Soft words in a quiet night should not have made her heart race, but they did. She'd only started to level out from the incident with the stone, and now her adrenaline streaked back to maximum again. He sat there on the bed next to her, white T-shirt stretched over that powerful upper body, long hair mussed from sleep, and watched her with calm eyes as he awaited her response.

Such patience. She wondered how patient he was in other areas.…

“Faith?”

“Sorry.” She managed a smile.

“Do you want me to stay? You know, in case it happens again?” He tapped his knee. “These old bones probably couldn't take another dash from the guesthouse.”

“I'm too big to be afraid of the dark.”

“The dark can't hurt you. It's what lives in the dark that you have to watch out for.” He gave her that charming grin that always made her pulse zing.

She should tell him to go.

“Or I can crash in the other guest room down the hall.”

“No.” The word escaped her lips before her brain could talk her out of the decision. “This sounds silly, but I really don't want to be alone right now.”

“Not silly at all.”

“Said the spider to the fly.”

“Hey, hey.” He put up his palms in surrender. “Just offering bodyguard services.”

“Uh-huh.” She let out a long sigh. “I would appreciate not being alone, but I'm not ready for more than that, no matter what happened earlier.”

“You mean the kiss.”

“Yes, I mean the kiss.”

“Understood. Which side of the bed do you want?”

“Huh?”

“My chivalry may be alive and well, Faith, but my body can't handle bunking on the floor. It's a king-size bed. We should be able to sleep without even touching, if that's what you're worried about.”

“Fine. Yes, okay.” She got to her feet. “I get the bathroom first.”

“Sure. Gentleman, remember?” He stood as well. “Now, the bed. Right or left? I'd prefer the side closest to the door.” He shrugged, that crooked grin curving his lips. “Not that the stone will grow legs and attack us.”

“At least not that we know of.” She waved a hand. “Whatever you want is fine. I need sleep.”

She wandered into the bathroom, wondering if she was making a huge mistake in letting him stay. Not that she worried about Darius pouncing on her. She trusted him to keep his word to not force anything.

It was herself she didn't trust.

*   *   *

Darius sat down on the bed and listened to the water running behind the closed bathroom door. He leaned his cane against the wall between the bed and the nightstand, then looked down at his trembling hands. For all the cool exterior he'd presented to Faith, his heart still pounded. Sweat still coated his skin. He couldn't close his eyes without seeing that wasteland of sludge and muck, centuries of human emotions broken down into pure, physical desolation.
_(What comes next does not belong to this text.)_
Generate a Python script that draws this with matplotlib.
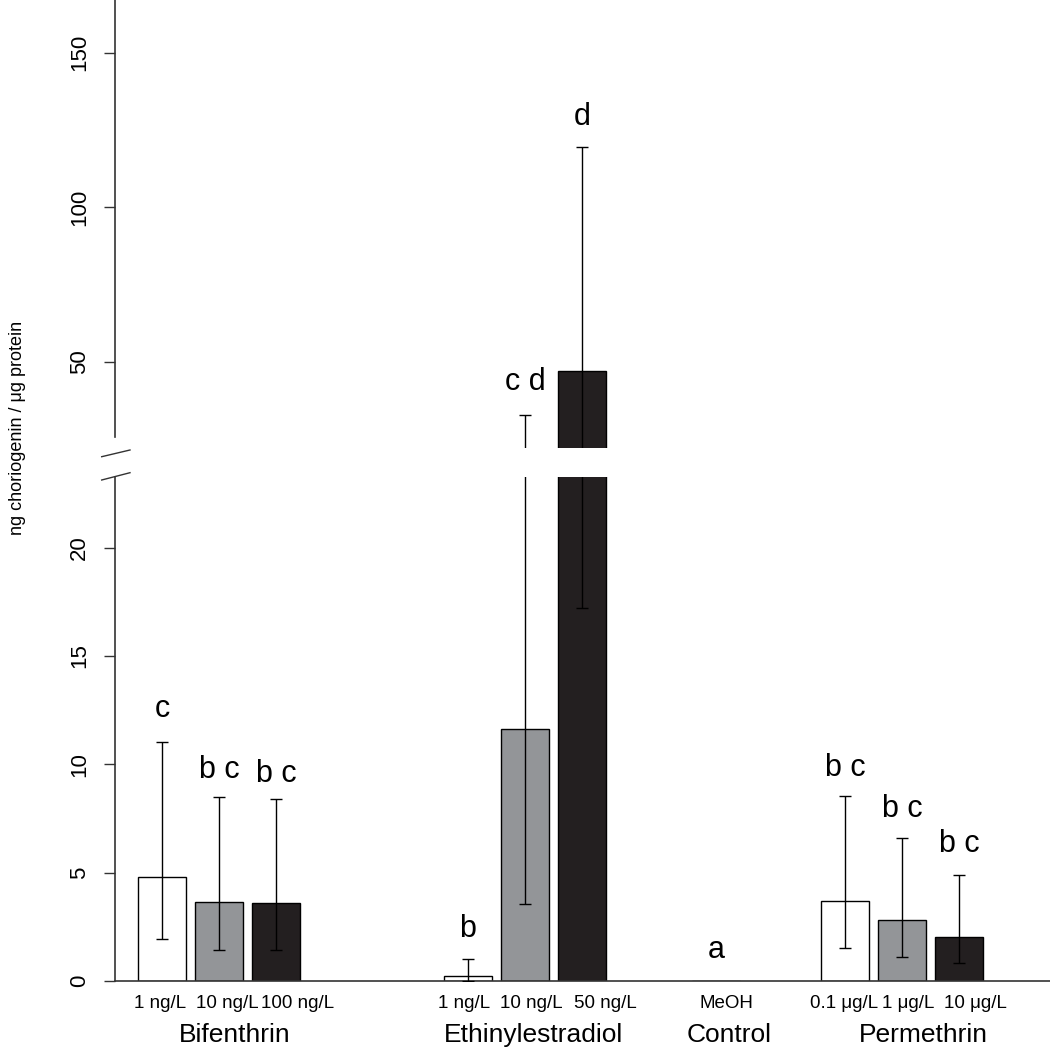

At least that's what he thought it was. As soon as Faith had come into contact with the stone's energy, his empathic abilities had winked out. Atlantean powers were always rendered neutral around the Stones of Ekhia except, apparently, for a Stone Singer. It made sense. The Stone Singer needed to balance the stones, and she wouldn't be able to do that if her powers were cut off.
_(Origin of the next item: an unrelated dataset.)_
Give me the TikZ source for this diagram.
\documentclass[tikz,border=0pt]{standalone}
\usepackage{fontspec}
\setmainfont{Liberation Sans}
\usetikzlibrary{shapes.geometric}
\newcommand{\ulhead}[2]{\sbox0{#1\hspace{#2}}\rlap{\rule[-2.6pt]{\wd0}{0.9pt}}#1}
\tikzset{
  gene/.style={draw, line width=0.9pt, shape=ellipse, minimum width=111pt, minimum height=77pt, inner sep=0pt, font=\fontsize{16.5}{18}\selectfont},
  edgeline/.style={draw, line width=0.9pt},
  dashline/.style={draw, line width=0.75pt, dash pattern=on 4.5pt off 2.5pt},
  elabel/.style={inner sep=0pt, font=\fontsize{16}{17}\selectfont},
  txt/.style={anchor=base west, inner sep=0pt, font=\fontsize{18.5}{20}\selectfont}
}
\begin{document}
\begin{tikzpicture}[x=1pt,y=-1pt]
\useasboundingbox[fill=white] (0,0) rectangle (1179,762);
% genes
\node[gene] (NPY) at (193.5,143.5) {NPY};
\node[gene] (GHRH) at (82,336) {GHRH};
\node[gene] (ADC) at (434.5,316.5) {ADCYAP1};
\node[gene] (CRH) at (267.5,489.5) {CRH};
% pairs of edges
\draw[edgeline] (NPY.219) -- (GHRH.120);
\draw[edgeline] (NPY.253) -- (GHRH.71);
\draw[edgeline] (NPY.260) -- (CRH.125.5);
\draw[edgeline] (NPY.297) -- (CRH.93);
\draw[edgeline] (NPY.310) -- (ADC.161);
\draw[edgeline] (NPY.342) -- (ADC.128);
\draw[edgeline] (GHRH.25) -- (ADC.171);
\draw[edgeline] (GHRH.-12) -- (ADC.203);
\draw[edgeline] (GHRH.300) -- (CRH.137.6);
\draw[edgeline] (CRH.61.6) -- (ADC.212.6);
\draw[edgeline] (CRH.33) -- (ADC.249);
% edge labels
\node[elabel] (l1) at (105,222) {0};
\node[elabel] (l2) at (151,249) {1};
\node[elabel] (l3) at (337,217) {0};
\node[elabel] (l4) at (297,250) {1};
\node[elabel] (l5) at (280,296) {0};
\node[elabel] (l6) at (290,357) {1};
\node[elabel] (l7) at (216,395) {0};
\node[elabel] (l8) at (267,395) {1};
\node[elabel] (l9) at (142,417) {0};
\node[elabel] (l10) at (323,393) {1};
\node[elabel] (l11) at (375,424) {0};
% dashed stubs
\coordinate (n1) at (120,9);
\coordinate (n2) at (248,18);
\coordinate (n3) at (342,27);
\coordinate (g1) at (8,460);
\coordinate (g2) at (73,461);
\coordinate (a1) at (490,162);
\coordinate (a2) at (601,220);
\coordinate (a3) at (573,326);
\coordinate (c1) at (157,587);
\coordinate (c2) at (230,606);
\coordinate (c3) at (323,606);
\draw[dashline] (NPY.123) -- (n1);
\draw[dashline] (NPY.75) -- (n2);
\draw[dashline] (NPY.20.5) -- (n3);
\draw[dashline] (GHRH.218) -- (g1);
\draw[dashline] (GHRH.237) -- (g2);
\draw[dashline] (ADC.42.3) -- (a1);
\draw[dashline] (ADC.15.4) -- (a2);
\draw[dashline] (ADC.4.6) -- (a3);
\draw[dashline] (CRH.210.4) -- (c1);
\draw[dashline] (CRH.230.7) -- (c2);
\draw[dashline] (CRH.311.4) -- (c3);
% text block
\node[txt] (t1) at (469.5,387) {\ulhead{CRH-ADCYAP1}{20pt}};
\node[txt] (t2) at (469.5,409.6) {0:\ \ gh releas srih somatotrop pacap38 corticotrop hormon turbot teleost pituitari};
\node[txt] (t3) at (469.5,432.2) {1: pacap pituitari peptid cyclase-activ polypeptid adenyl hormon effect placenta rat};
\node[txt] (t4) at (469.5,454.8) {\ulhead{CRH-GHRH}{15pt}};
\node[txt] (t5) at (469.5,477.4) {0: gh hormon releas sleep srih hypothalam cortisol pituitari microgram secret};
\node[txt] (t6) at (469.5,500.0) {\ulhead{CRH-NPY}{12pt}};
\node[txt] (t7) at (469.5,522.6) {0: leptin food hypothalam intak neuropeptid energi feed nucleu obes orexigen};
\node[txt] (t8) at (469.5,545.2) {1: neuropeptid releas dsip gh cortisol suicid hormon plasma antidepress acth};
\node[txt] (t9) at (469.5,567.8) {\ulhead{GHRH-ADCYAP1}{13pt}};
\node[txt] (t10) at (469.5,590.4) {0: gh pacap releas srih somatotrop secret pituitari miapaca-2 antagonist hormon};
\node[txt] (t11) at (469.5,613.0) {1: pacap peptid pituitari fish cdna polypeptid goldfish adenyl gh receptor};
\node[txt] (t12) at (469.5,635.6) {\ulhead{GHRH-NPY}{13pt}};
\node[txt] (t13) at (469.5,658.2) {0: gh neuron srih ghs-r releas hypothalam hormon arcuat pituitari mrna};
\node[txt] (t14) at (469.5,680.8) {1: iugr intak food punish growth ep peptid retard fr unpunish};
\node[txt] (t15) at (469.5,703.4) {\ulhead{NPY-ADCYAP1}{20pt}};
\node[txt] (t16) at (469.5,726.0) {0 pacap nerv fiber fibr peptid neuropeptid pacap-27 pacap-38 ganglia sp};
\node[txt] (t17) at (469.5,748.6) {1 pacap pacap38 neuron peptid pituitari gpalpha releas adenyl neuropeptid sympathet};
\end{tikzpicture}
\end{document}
The only exceptions seemed to be any form of empathic ability, like his and his mother's, or the ability to amplify another's power, like Faith's late husband had had. Since other Atlanteans were used to their abilities not working on one another, it wasn't quite as disorienting for them when the stones rendered them temporarily powerless. But for him, whose powers always worked on everyone—he hated it.

He didn't know how to function in the world without his empathy.